## INSTRUCTIONS FOR THE TASK
Reproduce every line of the material below, but drop the pictures.

## INFORMATION PROVIDED
---+---
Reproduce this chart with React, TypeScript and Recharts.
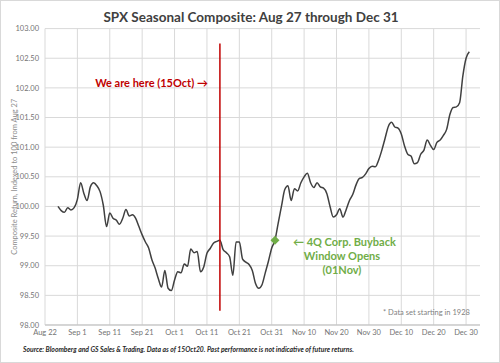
import { CartesianGrid, Line, LineChart, ReferenceDot, ReferenceLine, XAxis, YAxis } from 'recharts';

// Day offsets counted from Aug 22 (the first x tick).
const days = [
  4, 5, 6, 7, 8, 9, 10, 11, 12, 13, 14, 15, 16, 17, 18, 19, 20, 21, 22, 23, 24, 25, 26, 27, 28, 29, 30, 31, 32, 33,
  34, 35, 36, 37, 38, 39, 40, 41, 42, 43, 44, 45, 46, 47, 48, 49, 50, 51, 52, 53, 54, 55, 56, 57, 58, 59, 60, 61, 62,
  63, 64, 65, 66, 67, 68, 69, 70, 71, 72, 73, 74, 75, 76, 77, 78, 79, 80, 81, 82, 83, 84, 85, 86, 87, 88, 89, 90, 91,
  92, 93, 94, 95, 96, 97, 98, 99, 100, 101, 102, 103, 104, 105, 106, 107, 108, 109, 110, 111, 112, 113, 114, 115, 116,
  117, 118, 119, 120, 121, 122, 123, 124, 125, 126, 127, 128, 129, 130, 131
];
const composite = [
  100.0, 99.93, 99.9, 99.98, 99.94, 99.98, 100.12, 100.4, 100.22, 100.1, 100.33, 100.4, 100.35, 100.25, 100.02, 99.66,
  99.89, 99.8, 99.77, 99.7, 99.8, 99.95, 99.84, 99.86, 99.8, 99.66, 99.52, 99.4, 99.3, 99.1, 98.96, 98.78, 98.64, 98.92,
  98.62, 98.58, 98.76, 98.9, 98.88, 99.03, 98.99, 99.28, 99.22, 99.24, 98.9, 98.98, 99.21, 99.29, 99.38, 99.41, 99.43,
  99.27, 99.22, 99.15, 98.84, 99.4, 99.4, 99.11, 99.06, 99.02, 98.92, 98.7, 98.62, 98.68, 98.88, 99.08, 99.3, 99.43,
  99.72, 100.0, 100.28, 100.35, 100.1, 100.3, 100.26, 100.4, 100.5, 100.56, 100.4, 100.32, 100.4, 100.33, 100.31,
  100.22, 100.0, 99.82, 99.86, 99.96, 99.82, 99.95, 100.1, 100.2, 100.36, 100.47, 100.49, 100.55, 100.64, 100.68,
  100.67, 100.78, 100.95, 101.15, 101.35, 101.42, 101.34, 101.32, 101.22, 101.02, 100.88, 100.85, 100.72, 100.74,
  100.88, 100.95, 101.12, 101.03, 100.96, 101.08, 101.12, 101.2, 101.3, 101.55, 101.67, 101.68, 101.75, 102.2, 102.5,
  102.61
];

const xTicks = [0, 10, 20, 30, 40, 50, 60, 70, 80, 90, 100, 110, 120, 130];
const xTickLabels = [
  'Aug 22', 'Sep 1', 'Sep 11', 'Sep 21', 'Oct 1', 'Oct 11', 'Oct 21', 'Oct 31',
  'Nov 10', 'Nov 20', 'Nov 30', 'Dec 10', 'Dec 20', 'Dec 30'
];
const yTicks = [98, 98.5, 99, 99.5, 100, 100.5, 101, 101.5, 102, 102.5, 103];

const weAreHere = { day: 54, top: 102.75, bottom: 98.24, textAt: 102.08 };
const buyback = { day: 71, value: 99.43 };

const data = days.map((d, i) => ({ day: d, value: composite[i] }));

const FONT = 'Lato, "Open Sans", sans-serif';
const GREEN = '#70ad47';
const RED = '#c00000';
const AXIS_TEXT = '#737373';

function tickLabel(v: number) {
  const i = xTicks.indexOf(v);
  return i >= 0 ? xTickLabels[i] : '';
}

function HereText(props: { cx?: number; cy?: number }) {
  const { cx = 0, cy = 0 } = props;
  return (
    <text x={cx - 12} y={cy} dy="0.35em" textAnchor="end" fill={RED} fontSize={11} fontWeight={700} fontFamily={FONT}>
      We are here (15Oct) →
    </text>
  );
}

function BuybackMark(props: { cx?: number; cy?: number }) {
  const { cx = 0, cy = 0 } = props;
  const s = 4.5;
  const mid = cx + 67;
  return (
    <g fontFamily={FONT} fontSize={11} fontWeight={700} fill={GREEN}>
      <path d={`M${cx},${cy - s} L${cx + s},${cy} L${cx},${cy + s} L${cx - s},${cy} Z`} fill={GREEN} />
      <text x={cx + 18} y={cy + 2} dy="0.35em">
        ←  4Q Corp. Buyback
      </text>
      <text x={mid} y={cy + 16} dy="0.35em" textAnchor="middle">
        Window Opens
      </text>
      <text x={mid} y={cy + 30} dy="0.35em" textAnchor="middle">
        (01Nov)
      </text>
    </g>
  );
}

export default function App() {
  return (
    <div
      style={{
        position: 'absolute',
        left: 0,
        top: 0,
        width: 500,
        height: 363,
        background: '#fff',
        boxSizing: 'border-box',
        border: '1px solid #d9d9d9',
        fontFamily: FONT
      }}
    >
      <div
        style={{
          position: 'absolute',
          top: 6,
          left: 0,
          width: 500,
          textAlign: 'center',
          fontSize: 13.5,
          fontWeight: 700,
          color: '#404040',
          lineHeight: '20px'
        }}
      >
        SPX Seasonal Composite: Aug 27 through Dec 31
      </div>
      <div style={{ position: 'absolute', left: -1, top: -1 }}>
        <LineChart width={500} height={363} data={data} margin={{ top: 28.6, right: 20, bottom: 18, left: 8 }}>
          <CartesianGrid stroke="#d9d9d9" strokeWidth={1} horizontalValues={yTicks} verticalValues={xTicks} />
          <XAxis
            dataKey="day"
            type="number"
            domain={[0, 134.3]}
            ticks={xTicks}
            tickFormatter={tickLabel}
            interval={0}
            height={20}
            tickSize={3}
            tickMargin={2}
            tickLine={false}
            axisLine={{ stroke: '#bfbfbf' }}
            tick={{ fill: AXIS_TEXT, fontSize: 7.5, fontFamily: FONT }}
          />
          <YAxis
            type="number"
            domain={[98, 103]}
            ticks={yTicks}
            interval={0}
            tickFormatter={(v: number) => v.toFixed(2)}
            width={37}
            tickSize={6}
            tickMargin={0}
            tickLine={false}
            axisLine={false}
            tick={{ fill: AXIS_TEXT, fontSize: 7.5, fontFamily: FONT }}
            label={{
              value: 'Composite Return, Indexed to 100 from Aug 27',
              angle: -90,
              position: 'insideLeft',
              offset: 6,
              style: { textAnchor: 'middle', fill: '#8c8c8c', fontSize: 7.5, fontFamily: FONT }
            }}
          />
          <Line
            type="monotone"
            dataKey="value"
            stroke="#404040"
            strokeWidth={1.5}
            dot={false}
            activeDot={false}
            isAnimationActive={false}
          />
          <ReferenceLine
            segment={[
              { x: weAreHere.day, y: weAreHere.bottom },
              { x: weAreHere.day, y: weAreHere.top }
            ]}
            stroke={RED}
            strokeWidth={1.5}
          />
          <ReferenceDot x={weAreHere.day} y={weAreHere.textAt} r={0} shape={<HereText />} />
          <ReferenceDot x={buyback.day} y={buyback.value} r={5} shape={<BuybackMark />} />
        </LineChart>
      </div>
      <div style={{ position: 'absolute', left: 382, top: 307, fontSize: 7.5, color: '#7f7f7f' }}>
        * Data set starting in 1928
      </div>
      <div
        style={{
          position: 'absolute',
          left: 22,
          top: 344,
          fontSize: 6.8,
          fontWeight: 700,
          fontStyle: 'italic',
          color: '#262626',
          whiteSpace: 'nowrap'
        }}
      >
        Source: Bloomberg and GS Sales &amp; Trading. Data as of 15Oct20. Past performance is not indicative of future
        returns.
      </div>
    </div>
  );
}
---+---
## TASK RESULT
Reproduce this chart with React, TypeScript and Recharts.
import { CartesianGrid, Line, LineChart, ReferenceDot, ReferenceLine, XAxis, YAxis } from 'recharts';

// Day offsets counted from Aug 22 (the first x tick).
const days = [
  4, 5, 6, 7, 8, 9, 10, 11, 12, 13, 14, 15, 16, 17, 18, 19, 20, 21, 22, 23, 24, 25, 26, 27, 28, 29, 30, 31, 32, 33,
  34, 35, 36, 37, 38, 39, 40, 41, 42, 43, 44, 45, 46, 47, 48, 49, 50, 51, 52, 53, 54, 55, 56, 57, 58, 59, 60, 61, 62,
  63, 64, 65, 66, 67, 68, 69, 70, 71, 72, 73, 74, 75, 76, 77, 78, 79, 80, 81, 82, 83, 84, 85, 86, 87, 88, 89, 90, 91,
  92, 93, 94, 95, 96, 97, 98, 99, 100, 101, 102, 103, 104, 105, 106, 107, 108, 109, 110, 111, 112, 113, 114, 115, 116,
  117, 118, 119, 120, 121, 122, 123, 124, 125, 126, 127, 128, 129, 130, 131
];
const composite = [
  100.0, 99.93, 99.9, 99.98, 99.94, 99.98, 100.12, 100.4, 100.22, 100.1, 100.33, 100.4, 100.35, 100.25, 100.02, 99.66,
  99.89, 99.8, 99.77, 99.7, 99.8, 99.95, 99.84, 99.86, 99.8, 99.66, 99.52, 99.4, 99.3, 99.1, 98.96, 98.78, 98.64, 98.92,
  98.62, 98.58, 98.76, 98.9, 98.88, 99.03, 98.99, 99.28, 99.22, 99.24, 98.9, 98.98, 99.21, 99.29, 99.38, 99.41, 99.43,
  99.27, 99.22, 99.15, 98.84, 99.4, 99.4, 99.11, 99.06, 99.02, 98.92, 98.7, 98.62, 98.68, 98.88, 99.08, 99.3, 99.43,
  99.72, 100.0, 100.28, 100.35, 100.1, 100.3, 100.26, 100.4, 100.5, 100.56, 100.4, 100.32, 100.4, 100.33, 100.31,
  100.22, 100.0, 99.82, 99.86, 99.96, 99.82, 99.95, 100.1, 100.2, 100.36, 100.47, 100.49, 100.55, 100.64, 100.68,
  100.67, 100.78, 100.95, 101.15, 101.35, 101.42, 101.34, 101.32, 101.22, 101.02, 100.88, 100.85, 100.72, 100.74,
  100.88, 100.95, 101.12, 101.03, 100.96, 101.08, 101.12, 101.2, 101.3, 101.55, 101.67, 101.68, 101.75, 102.2, 102.5,
  102.61
];

const xTicks = [0, 10, 20, 30, 40, 50, 60, 70, 80, 90, 100, 110, 120, 130];
const xTickLabels = [
  'Aug 22', 'Sep 1', 'Sep 11', 'Sep 21', 'Oct 1', 'Oct 11', 'Oct 21', 'Oct 31',
  'Nov 10', 'Nov 20', 'Nov 30', 'Dec 10', 'Dec 20', 'Dec 30'
];
const yTicks = [98, 98.5, 99, 99.5, 100, 100.5, 101, 101.5, 102, 102.5, 103];

const weAreHere = { day: 54, top: 102.75, bottom: 98.24, textAt: 102.08 };
const buyback = { day: 71, value: 99.43 };

const data = days.map((d, i) => ({ day: d, value: composite[i] }));

const FONT = 'Lato, "Open Sans", sans-serif';
const GREEN = '#70ad47';
const RED = '#c00000';
const AXIS_TEXT = '#737373';

function tickLabel(v: number) {
  const i = xTicks.indexOf(v);
  return i >= 0 ? xTickLabels[i] : '';
}

function HereText(props: { cx?: number; cy?: number }) {
  const { cx = 0, cy = 0 } = props;
  return (
    <text x={cx - 12} y={cy} dy="0.35em" textAnchor="end" fill={RED} fontSize={11} fontWeight={700} fontFamily={FONT}>
      We are here (15Oct) →
    </text>
  );
}

function BuybackMark(props: { cx?: number; cy?: number }) {
  const { cx = 0, cy = 0 } = props;
  const s = 4.5;
  const mid = cx + 67;
  return (
    <g fontFamily={FONT} fontSize={11} fontWeight={700} fill={GREEN}>
      <path d={`M${cx},${cy - s} L${cx + s},${cy} L${cx},${cy + s} L${cx - s},${cy} Z`} fill={GREEN} />
      <text x={cx + 18} y={cy + 2} dy="0.35em">
        ←  4Q Corp. Buyback
      </text>
      <text x={mid} y={cy + 16} dy="0.35em" textAnchor="middle">
        Window Opens
      </text>
      <text x={mid} y={cy + 30} dy="0.35em" textAnchor="middle">
        (01Nov)
      </text>
    </g>
  );
}

export default function App() {
  return (
    <div
      style={{
        position: 'absolute',
        left: 0,
        top: 0,
        width: 500,
        height: 363,
        background: '#fff',
        boxSizing: 'border-box',
        border: '1px solid #d9d9d9',
        fontFamily: FONT
      }}
    >
      <div
        style={{
          position: 'absolute',
          top: 6,
          left: 0,
          width: 500,
          textAlign: 'center',
          fontSize: 13.5,
          fontWeight: 700,
          color: '#404040',
          lineHeight: '20px'
        }}
      >
        SPX Seasonal Composite: Aug 27 through Dec 31
      </div>
      <div style={{ position: 'absolute', left: -1, top: -1 }}>
        <LineChart width={500} height={363} data={data} margin={{ top: 28.6, right: 20, bottom: 18, left: 8 }}>
          <CartesianGrid stroke="#d9d9d9" strokeWidth={1} horizontalValues={yTicks} verticalValues={xTicks} />
          <XAxis
            dataKey="day"
            type="number"
            domain={[0, 134.3]}
            ticks={xTicks}
            tickFormatter={tickLabel}
            interval={0}
            height={20}
            tickSize={3}
            tickMargin={2}
            tickLine={false}
            axisLine={{ stroke: '#bfbfbf' }}
            tick={{ fill: AXIS_TEXT, fontSize: 7.5, fontFamily: FONT }}
          />
          <YAxis
            type="number"
            domain={[98, 103]}
            ticks={yTicks}
            interval={0}
            tickFormatter={(v: number) => v.toFixed(2)}
            width={37}
            tickSize={6}
            tickMargin={0}
            tickLine={false}
            axisLine={false}
            tick={{ fill: AXIS_TEXT, fontSize: 7.5, fontFamily: FONT }}
            label={{
              value: 'Composite Return, Indexed to 100 from Aug 27',
              angle: -90,
              position: 'insideLeft',
              offset: 6,
              style: { textAnchor: 'middle', fill: '#8c8c8c', fontSize: 7.5, fontFamily: FONT }
            }}
          />
          <Line
            type="monotone"
            dataKey="value"
            stroke="#404040"
            strokeWidth={1.5}
            dot={false}
            activeDot={false}
            isAnimationActive={false}
          />
          <ReferenceLine
            segment={[
              { x: weAreHere.day, y: weAreHere.bottom },
              { x: weAreHere.day, y: weAreHere.top }
            ]}
            stroke={RED}
            strokeWidth={1.5}
          />
          <ReferenceDot x={weAreHere.day} y={weAreHere.textAt} r={0} shape={<HereText />} />
          <ReferenceDot x={buyback.day} y={buyback.value} r={5} shape={<BuybackMark />} />
        </LineChart>
      </div>
      <div style={{ position: 'absolute', left: 382, top: 307, fontSize: 7.5, color: '#7f7f7f' }}>
        * Data set starting in 1928
      </div>
      <div
        style={{
          position: 'absolute',
          left: 22,
          top: 344,
          fontSize: 6.8,
          fontWeight: 700,
          fontStyle: 'italic',
          color: '#262626',
          whiteSpace: 'nowrap'
        }}
      >
        Source: Bloomberg and GS Sales &amp; Trading. Data as of 15Oct20. Past performance is not indicative of future
        returns.
      </div>
    </div>
  );
}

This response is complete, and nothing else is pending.